■ **GOAL**:
Begin with the line containing "Emit a Python" and end with the line containing "2007.0, 2007.5, 2008.0]". Give those lines again exactly, leaving out the images.

■ **DATA**:
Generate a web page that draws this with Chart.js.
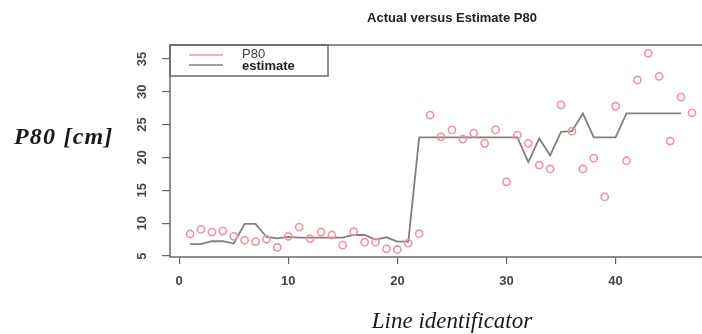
<!DOCTYPE html>
<html><head><meta charset="utf-8">
<script src="https://cdn.jsdelivr.net/npm/chart.js@4.4.1/dist/chart.umd.min.js"></script>
<style>html,body{margin:0;padding:0;background:#fff;overflow:hidden;}canvas{display:block;}</style>
</head><body>
<canvas id="c" width="702" height="334"></canvas>
<script>
const lineIds = [1,2,3,4,5,6,7,8,9,10,11,12,13,14,15,16,17,18,19,20,21,22,23,24,25,26,27,28,29,30,31,32,33,34,35,36,37,38,39,40,41,42,43,44,45,46,47];
const p80Actual = [8.35,9.05,8.65,8.8,8.0,7.4,7.2,7.55,6.3,8.0,9.4,7.65,8.65,8.2,6.65,8.7,7.1,7.1,6.1,6.0,6.95,8.4,
  26.45,23.15,24.2,22.8,23.7,22.15,24.2,16.3,23.4,22.15,18.85,18.25,28.0,24.0,18.25,19.9,14.0,27.8,19.5,31.8,35.85,32.35,22.5,29.2,26.8];
const p80Estimate = [6.8,6.8,7.25,7.25,6.9,9.9,9.9,7.9,7.7,7.9,7.8,7.8,7.8,7.8,7.8,8.2,8.2,7.5,7.85,7.2,7.2,
  23.05,23.05,23.05,23.05,23.05,23.05,23.05,23.05,23.05,23.05,19.3,22.9,20.3,23.9,24.0,26.7,23.05,23.05,23.05,
  26.7,26.7,26.7,26.7,26.7,26.7,null];
const xTickValues = [0,10,20,30,40];
const yTickValues = [5,10,15,20,25,30,35];
const chartTitle = 'Actual versus Estimate P80';
const xAxisTitle = 'Line identificator';
const yAxisTitle = 'P80 [cm]';
const legendLabels = ['P80','estimate'];

const pinkColor = '#f0939e';
const greyColor = '#808080';

const decor = {
  id: 'decor',
  afterDraw(chart) {
    const ctx = chart.ctx, a = chart.chartArea;
    ctx.save();
    ctx.strokeStyle = '#6a6a6a';
    ctx.lineWidth = 1.5;
    ctx.beginPath();
    ctx.moveTo(a.right + 20, a.top); ctx.lineTo(a.left, a.top);
    ctx.lineTo(a.left, a.bottom); ctx.lineTo(a.right + 20, a.bottom);
    ctx.stroke();
    const lx = a.left, ly = a.top, lw = 158, lh = 31;
    ctx.strokeRect(lx, ly, lw, lh);
    ctx.lineWidth = 1.6;
    ctx.strokeStyle = pinkColor;
    ctx.beginPath(); ctx.moveTo(lx + 19, ly + 10); ctx.lineTo(lx + 53, ly + 10); ctx.stroke();
    ctx.strokeStyle = greyColor;
    ctx.beginPath(); ctx.moveTo(lx + 19, ly + 20); ctx.lineTo(lx + 53, ly + 20); ctx.stroke();
    ctx.textBaseline = 'middle';
    ctx.textAlign = 'left';
    ctx.fillStyle = '#444';
    ctx.font = '13px "Liberation Sans", Arial, sans-serif';
    ctx.fillText(legendLabels[0], lx + 72, ly + 9.5);
    ctx.fillStyle = '#222';
    ctx.font = 'bold 13px "Liberation Sans", Arial, sans-serif';
    ctx.fillText(legendLabels[1], lx + 72, ly + 21);
    ctx.textAlign = 'center';
    ctx.fillStyle = '#222';
    ctx.font = 'bold 13px "Liberation Sans", Arial, sans-serif';
    ctx.fillText(chartTitle, 452, 18);
    ctx.textBaseline = 'alphabetic';
    ctx.fillStyle = '#1a1a1a';
    ctx.font = 'italic bold 24px "Liberation Serif", serif';
    ctx.textAlign = 'left';
    try { ctx.letterSpacing = '1.2px'; } catch (e) {}
    ctx.fillText(yAxisTitle, 14, 144);
    try { ctx.letterSpacing = '0px'; } catch (e) {}
    ctx.textAlign = 'center';
    ctx.font = 'italic 23px "Liberation Serif", serif';
    ctx.fillText(xAxisTitle, 452, 328);
    ctx.restore();
  }
};

const tickFont = {family: '"Liberation Sans", Arial, sans-serif', size: 13, weight: 'bold'};

new Chart(document.getElementById('c'), {
  type: 'scatter',
  data: {
    datasets: [
      {
        label: legendLabels[0],
        data: lineIds.map((x, i) => ({x: x, y: p80Actual[i]})),
        showLine: false,
        pointStyle: 'circle',
        pointRadius: 3.6,
        pointBorderWidth: 1.6,
        pointBorderColor: pinkColor,
        pointBackgroundColor: 'rgba(0,0,0,0)',
        order: 0
      },
      {
        label: legendLabels[1],
        data: lineIds.map((x, i) => ({x: x, y: p80Estimate[i]})),
        showLine: true,
        spanGaps: false,
        borderColor: greyColor,
        borderWidth: 1.8,
        pointRadius: 0,
        tension: 0,
        order: 1
      }
    ]
  },
  options: {
    responsive: false,
    animation: false,
    events: [],
    layout: {autoPadding: false, padding: {left: 120, top: 45, right: 0, bottom: 0}},
    plugins: {legend: {display: false}, tooltip: {enabled: false}, title: {display: false}},
    scales: {
      x: {
        type: 'linear', min: -0.84, max: 47.92,
        afterBuildTicks: s => { s.ticks = xTickValues.map(v => ({value: v})); },
        afterFit: s => { s.height = 77; },
        grid: {drawOnChartArea: false, drawTicks: true, tickLength: 7, color: '#666', lineWidth: 1.2},
        border: {display: false},
        ticks: {padding: 10, color: '#444', font: tickFont, maxRotation: 0, autoSkip: false}
      },
      y: {
        type: 'linear', min: 4.85, max: 37.12,
        afterBuildTicks: s => { s.ticks = yTickValues.map(v => ({value: v})); },
        afterFit: s => { s.width = 50; },
        grid: {drawOnChartArea: false, drawTicks: true, tickLength: 8, color: '#666', lineWidth: 1.2},
        border: {display: false},
        ticks: {padding: 12, color: '#444', font: tickFont, minRotation: 90, maxRotation: 90, crossAlign: 'center', autoSkip: false}
      }
    }
  },
  plugins: [decor]
});
</script>
</body></html>
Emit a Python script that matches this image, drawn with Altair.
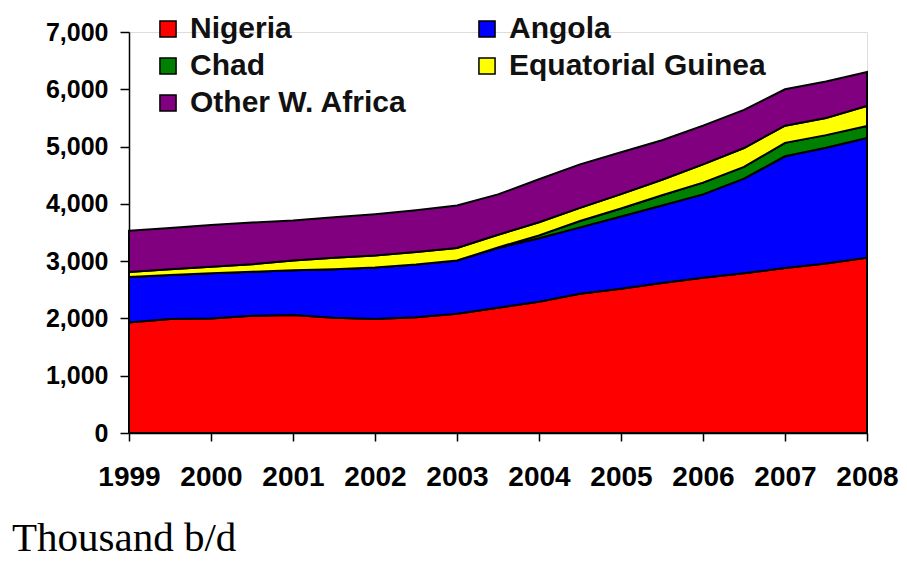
import altair as alt
import pandas as pd

years = [1999.0, 1999.5, 2000.0, 2000.5, 2001.0, 2001.5, 2002.0, 2002.5, 2003.0, 2003.5,
         2004.0, 2004.5, 2005.0, 2005.5, 2006.0, 2006.5, 2007.0, 2007.5, 2008.0]

nigeria = [1930, 1990, 2000, 2045, 2060, 2010, 1990, 2020, 2080, 2185,
           2290, 2430, 2520, 2620, 2710, 2790, 2880, 2960, 3060]
angola = [795, 770, 790, 770, 780, 850, 900, 920, 930, 1045,
          1110, 1160, 1260, 1350, 1455, 1650, 1950, 2020, 2090]
chad = [0, 0, 0, 0, 0, 0, 0, 0, 0, 10,
        50, 110, 140, 180, 205, 205, 235, 220, 210]
eq_guinea = [85, 100, 110, 130, 170, 200, 210, 220, 220, 220,
             230, 230, 250, 270, 320, 330, 300, 300, 350]
other = [720, 720, 730, 730, 700, 705, 720, 730, 740, 705,
         750, 760, 730, 690, 675, 665, 635, 635, 590]

series_names = ["Nigeria", "Angola", "Chad", "Equatorial Guinea", "Other W. Africa"]
series_vals = [nigeria, angola, chad, eq_guinea, other]
series_colors = ["#FF0000", "#0000FF", "#008000", "#FFFF00", "#800080"]
# legend is laid out column by column: left column first, then right column
legend_order = ["Nigeria", "Chad", "Other W. Africa", "Angola", "Equatorial Guinea"]

year_ticks = [1999, 2000, 2001, 2002, 2003, 2004, 2005, 2006, 2007, 2008]
y_ticks = [0, 1000, 2000, 3000, 4000, 5000, 6000, 7000]

rows = []
for i, (name, vals) in enumerate(zip(series_names, series_vals)):
    for yr, v in zip(years, vals):
        rows.append({"year": yr, "value": v, "series": name, "ord": i})
df = pd.DataFrame(rows)

W, H = 738, 401

chart = alt.Chart(df).mark_area(
    stroke="black", strokeWidth=2, interpolate="linear", opacity=1
).encode(
    x=alt.X("year:Q",
            scale=alt.Scale(domain=[1999, 2008], nice=False, zero=False),
            axis=alt.Axis(values=year_ticks, format="d", title=None, grid=False,
                          labelFontSize=28, labelFontWeight="bold", labelColor="black",
                          labelFont="Liberation Sans",
                          tickSize=8, tickColor="black", tickWidth=1.5,
                          domainColor="black", domainWidth=1.5,
                          labelPadding=22, labelFlush=False, labelOverlap=False)),
    y=alt.Y("value:Q", stack="zero",
            scale=alt.Scale(domain=[0, 7000], nice=False),
            axis=alt.Axis(values=y_ticks, format=",.0f", title=None, grid=False,
                          labelFontSize=25, labelFontWeight="bold", labelColor="black",
                          labelFont="Liberation Sans",
                          tickSize=9, tickColor="black", tickWidth=1.5,
                          domainColor="black", domainWidth=1.5,
                          labelPadding=12)),
    color=alt.Color("series:N",
                    scale=alt.Scale(domain=series_names, range=series_colors),
                    sort=series_names,
                    legend=alt.Legend(title=None, orient="none", legendX=24, legendY=-18,
                                      values=legend_order,
                                      columns=2, columnPadding=65, rowPadding=7,
                                      symbolType="square", symbolSize=260,
                                      symbolStrokeColor="black", symbolStrokeWidth=1.5,
                                      symbolOpacity=1,
                                      labelFontSize=30, labelFontWeight="bold",
                                      labelFont="Liberation Sans", labelColor="#111111",
                                      labelOffset=7, labelLimit=400)),
    order=alt.Order("ord:Q"),
).properties(
    width=W, height=H,
    title=alt.TitleParams("Thousand b/d", orient="bottom", anchor="start", frame="group",
                          font="Liberation Serif", fontSize=41, fontWeight="normal",
                          color="black", dx=-117, offset=28),
    autosize=alt.AutoSizeParams(type="none"),
    padding={"left": 121, "top": 24, "right": 32, "bottom": 124},
).configure_view(stroke=None).configure(background="white")

chart.save("out.html", embed_options={"renderer": "svg", "actions": False})
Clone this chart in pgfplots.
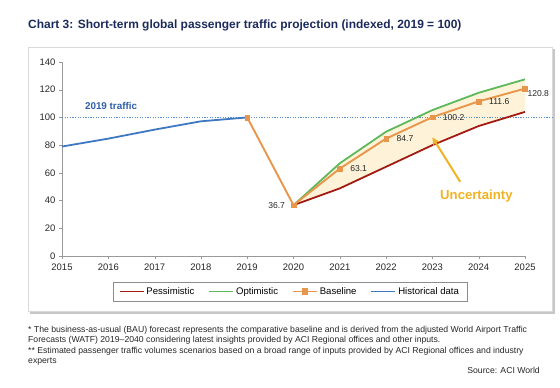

■ **SOLUTION FOR THIS TASK**:
Emit a Python script that matches this image, drawn with Altair.
import altair as alt
import pandas as pd

years = [1999.0, 1999.5, 2000.0, 2000.5, 2001.0, 2001.5, 2002.0, 2002.5, 2003.0, 2003.5,
         2004.0, 2004.5, 2005.0, 2005.5, 2006.0, 2006.5, 2007.0, 2007.5, 2008.0]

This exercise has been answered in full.